In a market where audiences increasingly expect and rely on captions, it's a short-sighted approach. Videos with captions have an increased reach of 16% compared to those without, and that's before we've even addressed the additional applications and functionality that ASR can support when combined with capabilities powered by large language models (LLMs).

Speech Intelligence for media

The development of LLMs simplified automated captioning, enabling it to achieve better accuracy than human transcribers – saving time and reducing errors in the process. However, the introduction of LLMs and advancements in AI mean transcription is only a small part of a much bigger picture.

This bigger picture – the combination of ASR with AI capabilities – is Speech Intelligence. More than just transcription, Speech Intelligence is the key to unlocking value from the spoken word through a collection of features and capabilities powered by AI. Built on ASR and integrated into media distribution and captioning platforms, it can fuel the growth of both software providers and their end users.

Converting verbal content into text opens up a whole world of audiences to media companies. Translation capabilities mean captions can be provided in multiple languages, in real-time, making content accessible to the broadest possible audience with minimal additional work. Speechmatics Ursa model, for example, can create live captions in both the original spoken language and 69 supported language pairs.

These capabilities aren't limited to live audiences, either. Media companies can unlock additional value from their back catalogs with Speech Intelligence. Foreign language captions can be automatically applied to existing content, making it internationally accessible for the first time.

Features like summarization work content even harder. This allows media companies to automatically create episode summaries, produce show notes, and highlight key insights – in multiple languages – with the click of a button. Similarly, topic detection enables a huge volume of existing content to be quickly tagged in multiple languages, ensuring back catalogs are easily navigable to staff and audiences around the world. Not only does this save end-users time, but it expands their total addressable market without the need to increase their team and enhances audience engagement.

Sentiment analysis of recorded speech can further increase reach, engagement and accessibility of content. For example, while captioning and transcription make content accessible to the deaf and hard of hearing, sight-impaired audiences can gain extra insight from audio tags giving information on the emotion and sentiment of the speaker.

With the right speech partner, media captioning platforms can leverage Speech Intelligence to deliver a host of valuable functionality for their customers. From the obvious efficiency gains of reducing manual transcription to more differentiated features that utilize translation, sentiment analysis and summarization.

Foundational accuracy

Speech Intelligence has the potential to increase engagement, platform utility and content reach – but the outputs are only as good as the accuracy of the underlying speech-to-text model these applications are built on. To successfully make use of the spoken word, it needs to be captured accurately and understood fully by ASR models that can reliably record a range of different dialects, accents and demographics. Without highly accurate speech-to-text capabilities, downstream applications will have limited usability or may not work at all for speakers from certain backgrounds.

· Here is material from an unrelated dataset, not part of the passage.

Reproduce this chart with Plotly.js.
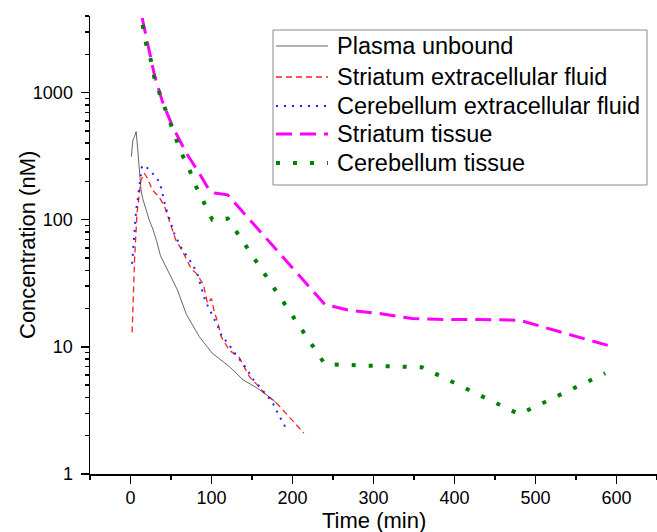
<!DOCTYPE html>
<html>
<head>
<meta charset="utf-8">
<script src="https://cdn.plot.ly/plotly-3.0.1.min.js"></script>
<style>html,body{margin:0;padding:0;background:#fff;}#chart{width:657px;height:532px;}</style>
</head>
<body>
<div id="chart"></div>
<script>
// Plasma unbound
const plasmaT = [1, 3, 5, 7, 9, 11, 13, 15, 19, 23, 28, 32, 37, 48, 58, 69, 85, 101, 122, 139, 155, 175, 180];
const plasmaC = [313, 424, 451, 493, 354, 232, 171, 147, 119, 100, 83, 69, 52, 38, 28, 18, 12, 8.9, 7, 5.5, 4.8, 3.9, 3.6];
// Striatum extracellular fluid
const strEcfT = [2, 5, 8, 11, 13, 17, 21, 27, 35, 42, 56, 64, 75, 81, 90, 95, 100, 103, 108, 112, 122, 134, 147, 159, 167, 179, 192, 214];
const strEcfC = [13, 48, 112, 161, 205, 232, 212, 171, 152, 127, 69, 57, 41, 38, 31, 22, 24, 19.4, 15.3, 12, 9.4, 8.3, 5.8, 4.84, 4.17, 3.69, 2.99, 2.1];
// Cerebellum extracellular fluid
const cerEcfT = [2, 5, 7, 9, 11, 14, 17, 25, 33, 38, 43, 54, 62, 73, 77, 83, 92, 98, 108, 114, 120, 126, 140, 152, 161, 175, 181, 192];
const cerEcfC = [45, 78, 120, 145, 190, 259, 270, 239, 212, 177, 127, 78, 61, 48, 44, 36.7, 23.3, 19.4, 14.4, 11.6, 10.9, 9.4, 7.2, 5.5, 4.7, 3.69, 3.08, 2.28];
// Striatum tissue
const strTisT = [14.4, 21, 30, 40, 52, 69, 85, 97, 104, 120, 240, 270, 307, 348, 390, 430, 480, 593];
const strTisC = [3855, 2450, 1337, 826, 540, 333, 232, 171, 162, 157, 21.5, 19.4, 18.3, 16.7, 16.4, 16.4, 16.2, 10.1];
// Cerebellum tissue
const cerTisT = [15, 19, 25.5, 30, 38, 46, 54, 62, 72, 81, 91, 101, 120, 240, 360, 480, 586];
const cerTisC = [3400, 2450, 1755, 1259, 903, 647, 479, 343, 254, 182, 135, 100, 102, 7.3, 6.9, 2.95, 6.2];

const names = ["Plasma unbound", "Striatum extracellular fluid", "Cerebellum extracellular fluid", "Striatum tissue", "Cerebellum tissue"];
const xTickVals = [0, 100, 200, 300, 400, 500, 600];
const yTickVals = [1, 10, 100, 1000];
const yTickText = ["1", "10", "100", "1000"];
const xTitle = "Time (min)";
const yTitle = "Concentration (nM)";

const FONT = "Arial, 'Liberation Sans', sans-serif";
const W = 657, H = 532;
const M = {l: 90, r: 0, t: 16, b: 58};
const PW = W - M.l - M.r, PH = H - M.t - M.b;
const px = v => (v - M.l) / PW;       // pixel -> paper x
const py = v => 1 - (v - M.t) / PH;   // pixel -> paper y

const styles = [
  {color: "#666666", width: 1, dash: "solid"},
  {color: "#ff2020", width: 1.3, dash: "6px,4px"},
  {color: "#2020ff", width: 2, dash: "2px,6px"},
  {color: "#ff00ff", width: 3, dash: "16px,8px"},
  {color: "#008000", width: 4, dash: "4px,13px"}
];
const xs = [plasmaT, strEcfT, cerEcfT, strTisT, cerTisT];
const ys = [plasmaC, strEcfC, cerEcfC, strTisC, cerTisC];

const traces = names.map((n, i) => ({
  x: xs[i], y: ys[i], name: n, mode: "lines", line: styles[i], showlegend: false
}));

// Manual legend (box, line samples, labels)
const legendRows = [46, 77, 106, 134, 163];
const shapes = [{
  type: "rect", xref: "paper", yref: "paper",
  x0: px(273), x1: px(647), y0: py(30), y1: py(185),
  line: {color: "#888", width: 1}, fillcolor: "#fff", layer: "above"
}];
const annotations = [];
names.forEach((n, i) => {
  shapes.push({
    type: "line", xref: "paper", yref: "paper",
    x0: px(276), x1: px(328), y0: py(legendRows[i]), y1: py(legendRows[i]),
    line: styles[i], layer: "above"
  });
  annotations.push({
    xref: "paper", yref: "paper", x: px(335), y: py(legendRows[i]),
    xanchor: "left", yanchor: "middle", showarrow: false, text: n,
    font: {family: FONT, size: 23.5, color: "#000"}
  });
});
annotations.push({
  xref: "paper", yref: "paper", x: px(27), y: 0.5, xanchor: "center", yanchor: "middle",
  showarrow: false, textangle: -90, text: yTitle,
  font: {family: FONT, size: 22, color: "#000"}
});
annotations.push({
  xref: "paper", yref: "paper", x: 0.5, y: py(534), xanchor: "center", yanchor: "bottom",
  showarrow: false, text: xTitle, borderpad: 0,
  font: {family: FONT, size: 22, color: "#000"}
});

const layout = {
  width: W, height: H, margin: M,
  paper_bgcolor: "#fff", plot_bgcolor: "#fff",
  font: {family: FONT, color: "#000", size: 18},
  showlegend: false,
  shapes: shapes, annotations: annotations,
  xaxis: {
    range: [-50, 650], showgrid: false, zeroline: false,
    showline: true, linecolor: "#000", linewidth: 1.5,
    ticks: "outside", ticklen: 8, tickwidth: 1.5, tickcolor: "#000",
    tickvals: xTickVals, ticklabelstandoff: -1,
    minor: {ticks: "outside", ticklen: 4, tickwidth: 1.5, tickcolor: "#000", dtick: 50, tick0: 0},
    tickfont: {family: FONT, size: 18}
  },
  yaxis: {
    type: "log", range: [0, Math.log10(4000)], showgrid: false, zeroline: false,
    showline: true, linecolor: "#000", linewidth: 1.5,
    ticks: "outside", ticklen: 8, tickwidth: 1.5, tickcolor: "#000",
    tickvals: yTickVals, ticktext: yTickText, ticklabelstandoff: 4,
    minor: {ticks: "outside", ticklen: 4, tickwidth: 1.5, tickcolor: "#000", dtick: "D1"},
    tickfont: {family: FONT, size: 18}
  }
};

Plotly.newPlot("chart", traces, layout, {staticPlot: true, displayModeBar: false});
</script>
</body>
</html>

Stand out with Speech Intelligence

Moving away from a focus on just captioning and transcription gives product leaders scope to create media captioning and distribution platforms that delight their partners and add real value. The spoken word is our primary means of communication, and the applications that can be built on it are infinite.

As video consumption continues to change, Speech Intelligence will be the means by which product teams deliver a platform that is noticeably differentiated. It will ensure your product leads in the market – however, that market may change.